I’m not the kind who readily subjects himself to two hours of visual and auditory torture in a dark room. In fact, given a choice, I’d avoid setting foot in the theater as much as I can. Devdas, which brought tears to the eyes of a few I know, brought tears to my eyes as well – only they were tears of boredom. Ocean’s Eleven – I fell asleep halfway through the first thirty minutes. I wished to crack James Bond’s skull with a blackjack (though my name isn’t Warrierovsky). But there are a few movies I’ve enjoyed watching greatly – movies that have left their indelible marks on my self.

One such movie is The Motorcycle Diaries. Though the movie was released in 2004, I never got down to seeing it till yesterday – blame it on my monumental laziness. Directed by Walter Sallers, this movie is nothing less than a masterpiece.

The New York Times (curse the dad-blasted, soul-less Yankees) had the gall and the immortal rind to describe the movie as the Best Road Movie Ever. ‘Road Movie?’, well these Yankees are just plain stupid! Considering the CIA thought Che was ‘fairly intellectual for a Latino’, it isn’t surprising at all.

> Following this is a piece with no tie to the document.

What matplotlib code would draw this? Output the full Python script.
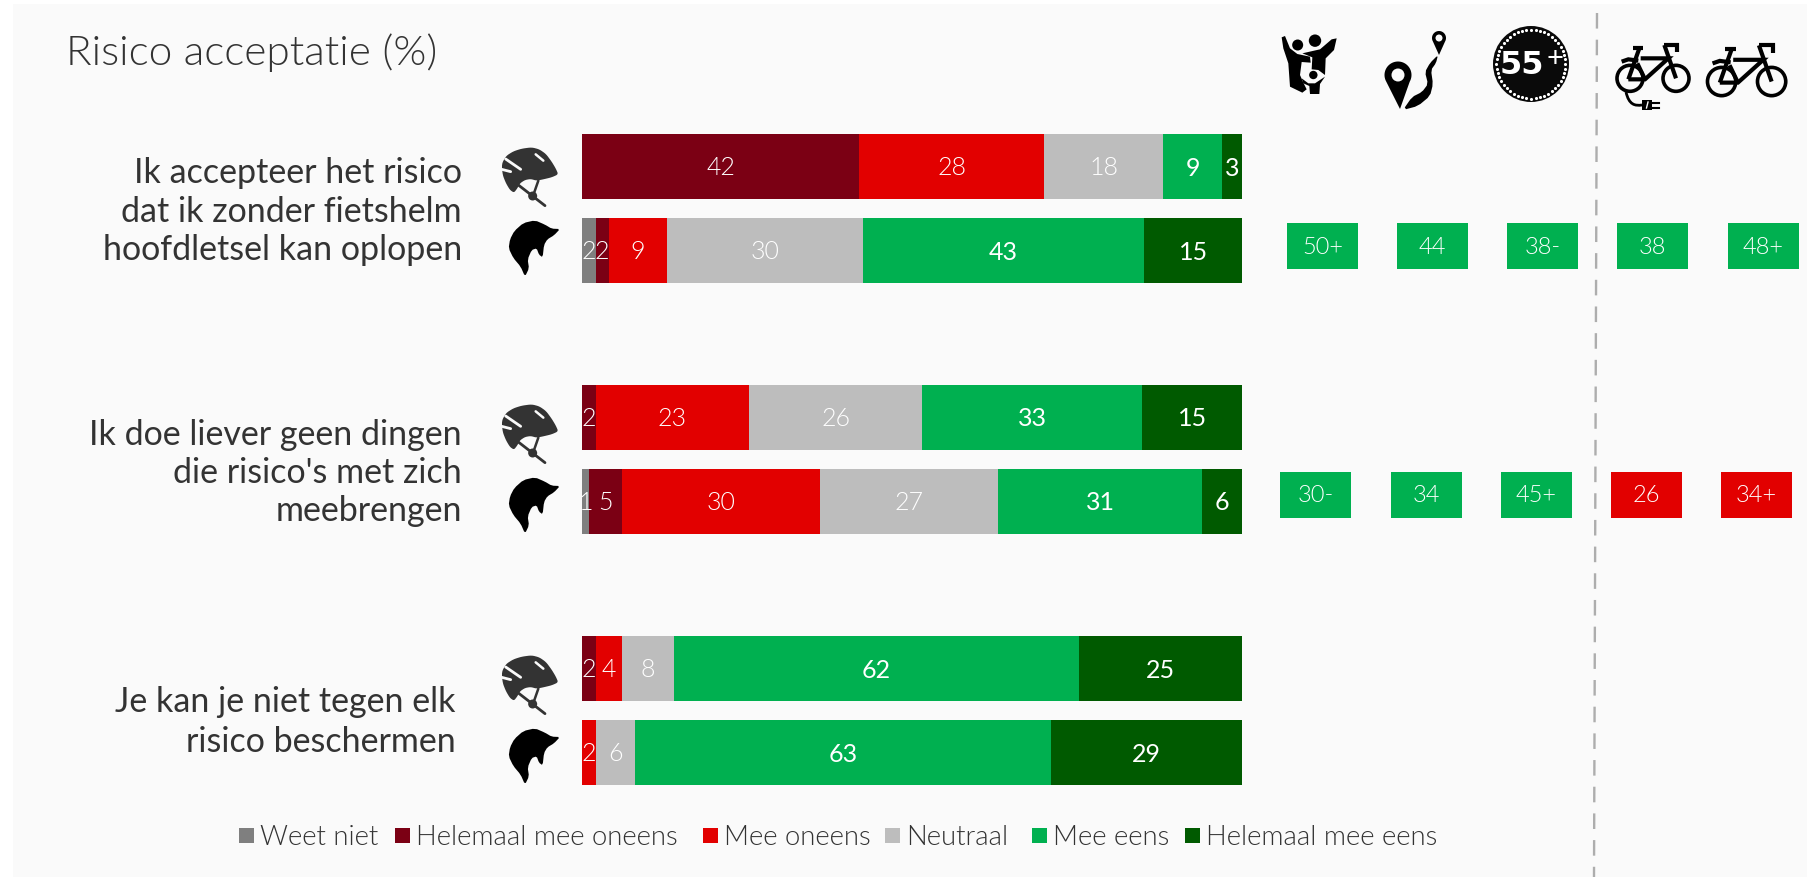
import numpy as np
import matplotlib
matplotlib.use("Agg")
import matplotlib.pyplot as plt
from matplotlib.patches import Rectangle, Circle, Polygon, PathPatch
from matplotlib.path import Path

W, H = 1808, 877
FONT = "Lato"
LIGHT = 300
TXT = "#333333"

# ---------- data ----------
categories = ["Weet niet", "Helemaal mee oneens", "Mee oneens", "Neutraal", "Mee eens", "Helemaal mee eens"]
colors = ["#7F7F7F", "#7B0014", "#E20000", "#BDBDBD", "#00B050", "#005A00"]
weet_niet = [0, 2, 0, 1, 0, 0]
helemaal_oneens = [42, 2, 2, 5, 2, 0]
mee_oneens = [28, 9, 23, 30, 4, 2]
neutraal = [18, 30, 26, 27, 8, 6]
mee_eens = [9, 43, 33, 31, 62, 63]
helemaal_eens = [3, 15, 15, 6, 25, 29]
series = [weet_niet, helemaal_oneens, mee_oneens, neutraal, mee_eens, helemaal_eens]

badges_q1 = ["50+", "44", "38-", "38", "48+"]
badges_q2 = ["30-", "34", "45+", "26", "34+"]
badge_cols_q1 = ["#00B050"] * 5
badge_cols_q2 = ["#00B050", "#00B050", "#00B050", "#E20000", "#E20000"]

title = "Risico acceptatie (%)"
q1 = ["Ik accepteer het risico", "dat ik zonder fietshelm", "hoofdletsel kan oplopen"]
q2 = ["Ik doe liever geen dingen", "die risico's met zich", "meebrengen"]
q3 = ["Je kan je niet tegen elk", "risico beschermen"]

# ---------- canvas ----------
fig = plt.figure(figsize=(W / 100, H / 100), dpi=100, facecolor="white")
ov = fig.add_axes([0, 0, 1, 1], zorder=1)
ov.set_xlim(0, W); ov.set_ylim(H, 0); ov.axis("off")
ov.add_patch(Rectangle((13, 4), W - 13, H - 4, fc="#FAFAFA", ec="none"))

# ---------- bars ----------
ax = fig.add_axes([582.5 / W, 0, 659.5 / W, 1], zorder=2)
ax.set_xlim(0, 1); ax.set_ylim(H, 0); ax.axis("off"); ax.patch.set_alpha(0)
values = np.array(series, dtype=float)
shares = values / values.sum(axis=0)
row_y = np.array([166.5 + g * 251 + r * 84 for g in range(3) for r in range(2)])
left = np.zeros(6)
for i, (sh, val) in enumerate(zip(shares, values)):
    ax.barh(row_y, sh, left=left, height=65, color=colors[i], linewidth=0)
    for y, l, s, v in zip(row_y, left, sh, val):
        if v > 0:
            ax.text(l + s / 2, y + 1.5, f"{int(v)}", ha="center", va="center", color="white",
                    family=FONT, fontsize=18, fontweight=400 if i >= 4 else LIGHT)
    left += sh

# ---------- text ----------
ov.text(66, 65, title, family=FONT, fontweight=LIGHT, fontsize=30.5, color=TXT, va="baseline", ha="left")
for lines, ys, xr in [(q1, [183, 222, 260], 462), (q2, [445, 483, 521], 462), (q3, [712, 752], 456)]:
    for s, y in zip(lines, ys):
        ov.text(xr, y, s, family=FONT, fontsize=24.5, color=TXT, va="baseline", ha="right")

# ---------- legend ----------
leg_sq = [239, 395, 703, 885, 1032, 1185]
for c, lab, x in zip(colors, categories, leg_sq):
    ov.add_patch(Rectangle((x, 828), 15.5, 15, fc=c, ec="none"))
    ov.text(x + 21, 845, lab, family=FONT, fontweight=LIGHT, fontsize=19.8, color=TXT, va="baseline")

# ---------- badges ----------
for labs, cols, xs, y0 in [(badges_q1, badge_cols_q1, [1287, 1397, 1507, 1617, 1728], 223),
                           (badges_q2, badge_cols_q2, [1280, 1391, 1501, 1611, 1721], 472)]:
    for s, c, x in zip(labs, cols, xs):
        ov.add_patch(Rectangle((x, y0), 71, 46, fc=c, ec="none"))
        ov.text(x + 35.5, y0 + 24, s, ha="center", va="center", color="white",
                family=FONT, fontweight=LIGHT, fontsize=17)

# ---------- divider ----------
ov.plot([1597, 1594], [13, 877], color="#ADADAD", lw=1.7, dashes=(6.6, 4.7))

# ---------- icons ----------
def zoomed(points, ox, oy, s=3.0, dx=0, dy=0):
    return [(ox + x / s + dx, oy + y / s + dy) for x, y in points]

def smooth(points, n=2):
    pts = np.array(points, dtype=float)
    for _ in range(n):
        nxt = np.roll(pts, -1, axis=0)
        pts = np.column_stack([0.8 * pts + 0.2 * nxt, 0.2 * pts + 0.8 * nxt]).reshape(-1, 2)
    return pts

def helmet(dy):
    ox, oy = 490, 140
    dome = [(35, 72), (48, 48), (70, 34), (95, 26), (125, 22), (148, 28), (168, 42), (185, 65), (197, 85), (205, 103),
            (185, 112), (160, 118), (140, 122), (122, 117), (105, 120), (90, 130), (82, 145), (72, 158),
            (60, 150), (48, 130), (38, 105)]
    ov.add_patch(Polygon(smooth(zoomed(dome, ox, oy, dy=dy)), fc="#333333", ec="none"))
    for a, b, c, lw in [((85, 135), (165, 197), "#333333", 2.0), ((145, 122), (130, 165), "#333333", 1.8),
                        ((47, 57), (92, 88), "#FAFAFA", 2.0), ((35, 88), (62, 95), "#FAFAFA", 2.0),
                        ((137, 43), (160, 62), "#FAFAFA", 1.8)]:
        p = zoomed([a, b], ox, oy, dy=dy)
        ov.plot(*zip(*p), color=c, lw=lw, solid_capstyle="round")
    ov.add_patch(Circle(zoomed([(128, 168)], ox, oy, dy=dy)[0], 4.5, fc="#333333", ec="none"))

def head(dy):
    pts = [(56, 325), (60, 298), (73, 273), (100, 249), (135, 241), (165, 254), (185, 266), (210, 267),
           (192, 286), (172, 298), (162, 315), (158, 352), (147, 344), (140, 325), (125, 330), (113, 358),
           (117, 385), (105, 410), (92, 380), (70, 354)]
    ov.add_patch(Polygon(smooth(zoomed(pts, 490, 140, dy=dy), 1), fc="black", ec="none"))

for d in (0, 257, 508):
    helmet(d)
    head(d)

# family
ox, oy = 1270, 20
for c, r in [((83, 75), 5.5), ((135, 62), 6.2), ((130, 165), 4.2)]:
    ov.add_patch(Circle(zoomed([c], ox, oy)[0], r, fc="black", ec="none"))
family = [[(35, 52), (45, 48), (60, 85), (82, 102), (120, 110), (122, 128), (95, 126), (90, 165), (100, 188),
           (110, 208), (97, 218), (60, 200), (55, 130), (40, 85)],
          [(200, 55), (192, 90), (167, 115), (165, 165), (145, 150), (125, 148), (127, 112), (97, 100), (150, 88), (185, 58)],
          [(95, 175), (115, 190), (135, 190), (165, 170), (150, 192), (148, 222), (120, 222), (118, 198), (100, 190)]]
for pts in family:
    ov.add_patch(Polygon(zoomed(pts, ox, oy), fc="black", ec="none"))

# route
def pin(cx, cy, r, tip, hole):
    a = np.radians(np.linspace(-30, 210, 40))
    pts = [(cx + r * np.cos(t), cy - r * np.sin(t)) for t in a] + [tip]
    ov.add_patch(Polygon(pts, fc="black", ec="none"))
    ov.add_patch(Circle((cx, cy), hole, fc="#FAFAFA", ec="none"))

pin(1398, 75, 13.5, (1400, 109), 6.5)
pin(1439, 38, 7, (1439, 55), 3.5)
ribbon = [(1403, 110), (1412, 97), (1422, 92), (1428, 84), (1425, 72), (1430, 63), (1438, 55), (1436, 63), (1431, 70),
          (1433, 84), (1430, 96), (1418, 106)]
ov.add_patch(Polygon(smooth(ribbon, 1), fc="black", ec="none"))

# 55+
ov.add_patch(Circle((1531, 64), 38, fc="#0A0A0A", ec="none"))
ang = np.linspace(0, 2 * np.pi, 48, endpoint=False)
ov.scatter(1531 + 34.5 * np.cos(ang), 64 + 34.5 * np.sin(ang), s=5, c="white", linewidths=0)
ov.text(1522, 66, "55", ha="center", va="center", color="white", family="DejaVu Sans", fontweight="bold", fontsize=23)
ov.text(1555, 59, "+", ha="center", va="center", color="white", family=FONT, fontweight=400, fontsize=21)

# bikes
def bike(ox, oy, s):
    P = lambda x, y: (ox + x * s / 3, oy + y * s / 3)
    lw = 2.6
    for cx in (90, 228):
        ov.add_patch(Circle(P(cx, 145), 39 * s / 3, fc="none", ec="black", lw=lw))
    segs = [[(100, 55), (130, 55)], [(118, 55), (85, 148)], [(85, 148), (135, 148), (205, 85), (122, 85)],
            [(112, 100), (135, 148)], [(193, 45), (228, 145)], [(193, 45), (232, 45), (232, 65)],
            [(65, 95), (85, 88), (115, 92)]]
    for seg in segs:
        ov.plot(*zip(*[P(*q) for q in seg]), color="black", lw=lw + 0.4, solid_capstyle="butt", solid_joinstyle="miter")

bike(1600, 30, 1.0)
bike(1689, 29, 1.087)
# cable and plug of the e-bike
ov.add_patch(PathPatch(Path([(1626, 92), (1629, 105), (1635, 106), (1642, 105)], [1, 4, 4, 4]),
                       fc="none", ec="black", lw=2))
ov.add_patch(Rectangle((1642, 100), 10, 10, fc="black", ec="none"))
ov.plot([1652, 1659], [102.5, 102.5], color="black", lw=1.5)
ov.plot([1652, 1659], [107.5, 107.5], color="black", lw=1.5)
ov.plot([1648, 1646.5], [102, 108], color="white", lw=1)

fig.savefig("out.png", dpi=100, facecolor="white")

The movie was a lot more than that. It showed the transformation of a young privileged upper middle class boy traveling – a boy who reminded me of myself and so many others I know – into a man the whole world knew and respected.

The trip starts off on a lark, with the proposed objective being to fuck in every country in Latin America (preferably every town). But as their old bike fails and they hit the road, one begins to witness glimmers of the transformation that lead to the death of Ernesto Guevara, and the emergence from his ashes of ‘Che’ Guevara.

As the movie wound to an end, I began to contemplate upon life, and the sheer meaninglessness of mine.

I realized that I was blind.

The poverty and the injustice perpetrated by the capitalists which affected young Ernesto such a lot are visible in much greater numbers in my country. But I am inured to it.

We may be called an economic miracle by Western trained economists who marvel at our rate of growth, but can we forget the millions we have displaced or rendered jobless in the name of development? But no, I’m too busy munching on my Cadbury’s to notice.

Western Multinationals like Pepsi, brought into the country to bring about jobs and employment, have polluted ground water supplies in Kerala. They have deprived entire villages of a drop to drink. Oh, excuse me, that Mirinda tastes oh-so-succulent.

This is one movie which, as the trailer says, will alter the way you look at the world. One movie you just shouldn’t miss taking a dekko at, though it’s completely in Spanish (with English sub-titles).

By the way, anyone have a copy of Che’s biography or better still, The Motorcycle Diaries, lying around somewhere?

"Shoot, coward, you're only going to kill a man" – Che Guevara, 1967.